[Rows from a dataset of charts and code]

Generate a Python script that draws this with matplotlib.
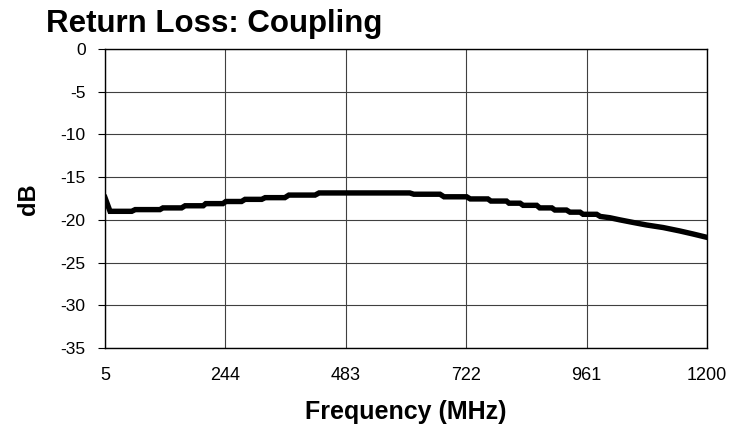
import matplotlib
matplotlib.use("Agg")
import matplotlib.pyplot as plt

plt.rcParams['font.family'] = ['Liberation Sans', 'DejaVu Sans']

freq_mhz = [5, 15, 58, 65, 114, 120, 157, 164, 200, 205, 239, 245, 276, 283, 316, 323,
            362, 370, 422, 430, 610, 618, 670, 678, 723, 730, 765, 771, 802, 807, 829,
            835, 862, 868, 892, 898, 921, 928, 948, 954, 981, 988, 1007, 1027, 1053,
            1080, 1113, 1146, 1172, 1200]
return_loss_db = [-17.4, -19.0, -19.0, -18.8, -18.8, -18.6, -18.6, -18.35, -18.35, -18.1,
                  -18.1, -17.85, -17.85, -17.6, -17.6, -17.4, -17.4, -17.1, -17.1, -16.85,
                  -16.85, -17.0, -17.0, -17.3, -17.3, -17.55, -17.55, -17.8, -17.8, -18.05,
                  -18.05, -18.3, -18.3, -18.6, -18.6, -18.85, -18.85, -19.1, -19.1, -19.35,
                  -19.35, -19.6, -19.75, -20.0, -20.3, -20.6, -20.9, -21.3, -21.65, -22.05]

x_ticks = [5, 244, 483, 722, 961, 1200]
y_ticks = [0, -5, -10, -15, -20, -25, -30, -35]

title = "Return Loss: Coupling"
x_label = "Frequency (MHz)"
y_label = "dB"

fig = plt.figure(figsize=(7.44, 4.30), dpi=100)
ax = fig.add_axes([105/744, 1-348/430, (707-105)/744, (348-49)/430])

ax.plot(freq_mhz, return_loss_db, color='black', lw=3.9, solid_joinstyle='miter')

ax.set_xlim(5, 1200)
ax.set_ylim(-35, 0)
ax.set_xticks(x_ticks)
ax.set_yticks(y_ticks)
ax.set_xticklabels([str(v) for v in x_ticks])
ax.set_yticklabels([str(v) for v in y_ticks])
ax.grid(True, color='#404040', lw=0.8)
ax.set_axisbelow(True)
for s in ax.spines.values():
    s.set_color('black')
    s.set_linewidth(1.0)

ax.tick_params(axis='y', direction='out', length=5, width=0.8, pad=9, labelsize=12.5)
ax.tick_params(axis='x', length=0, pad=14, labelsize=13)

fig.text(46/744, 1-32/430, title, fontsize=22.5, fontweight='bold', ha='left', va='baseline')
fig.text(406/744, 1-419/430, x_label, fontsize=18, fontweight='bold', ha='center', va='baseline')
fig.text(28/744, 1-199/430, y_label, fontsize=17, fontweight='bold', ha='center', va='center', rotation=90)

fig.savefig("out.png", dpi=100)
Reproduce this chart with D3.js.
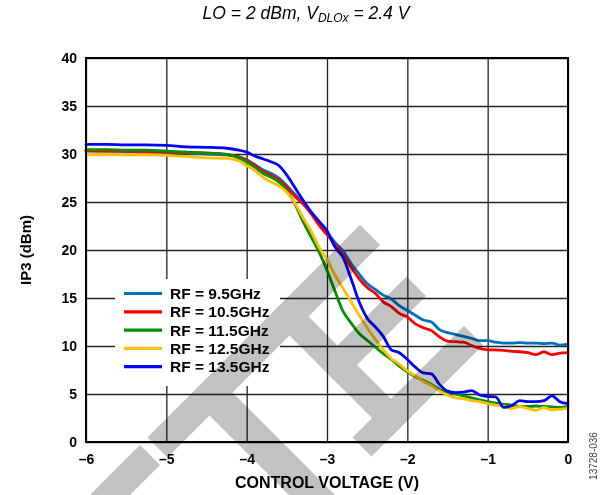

* Stated exercise
Write out every line above exactly as it is, leaving out the pictures.

* Response
Generate a Python script that draws this with matplotlib.
import matplotlib
matplotlib.use("Agg")
import matplotlib.pyplot as plt

plt.rcParams['font.family'] = ['Liberation Sans', 'DejaVu Sans']

freq_mhz = [5, 15, 58, 65, 114, 120, 157, 164, 200, 205, 239, 245, 276, 283, 316, 323,
            362, 370, 422, 430, 610, 618, 670, 678, 723, 730, 765, 771, 802, 807, 829,
            835, 862, 868, 892, 898, 921, 928, 948, 954, 981, 988, 1007, 1027, 1053,
            1080, 1113, 1146, 1172, 1200]
return_loss_db = [-17.4, -19.0, -19.0, -18.8, -18.8, -18.6, -18.6, -18.35, -18.35, -18.1,
                  -18.1, -17.85, -17.85, -17.6, -17.6, -17.4, -17.4, -17.1, -17.1, -16.85,
                  -16.85, -17.0, -17.0, -17.3, -17.3, -17.55, -17.55, -17.8, -17.8, -18.05,
                  -18.05, -18.3, -18.3, -18.6, -18.6, -18.85, -18.85, -19.1, -19.1, -19.35,
                  -19.35, -19.6, -19.75, -20.0, -20.3, -20.6, -20.9, -21.3, -21.65, -22.05]

x_ticks = [5, 244, 483, 722, 961, 1200]
y_ticks = [0, -5, -10, -15, -20, -25, -30, -35]

title = "Return Loss: Coupling"
x_label = "Frequency (MHz)"
y_label = "dB"

fig = plt.figure(figsize=(7.44, 4.30), dpi=100)
ax = fig.add_axes([105/744, 1-348/430, (707-105)/744, (348-49)/430])

ax.plot(freq_mhz, return_loss_db, color='black', lw=3.9, solid_joinstyle='miter')

ax.set_xlim(5, 1200)
ax.set_ylim(-35, 0)
ax.set_xticks(x_ticks)
ax.set_yticks(y_ticks)
ax.set_xticklabels([str(v) for v in x_ticks])
ax.set_yticklabels([str(v) for v in y_ticks])
ax.grid(True, color='#404040', lw=0.8)
ax.set_axisbelow(True)
for s in ax.spines.values():
    s.set_color('black')
    s.set_linewidth(1.0)

ax.tick_params(axis='y', direction='out', length=5, width=0.8, pad=9, labelsize=12.5)
ax.tick_params(axis='x', length=0, pad=14, labelsize=13)

fig.text(46/744, 1-32/430, title, fontsize=22.5, fontweight='bold', ha='left', va='baseline')
fig.text(406/744, 1-419/430, x_label, fontsize=18, fontweight='bold', ha='center', va='baseline')
fig.text(28/744, 1-199/430, y_label, fontsize=17, fontweight='bold', ha='center', va='center', rotation=90)

fig.savefig("out.png", dpi=100)
Reproduce this chart with D3.js.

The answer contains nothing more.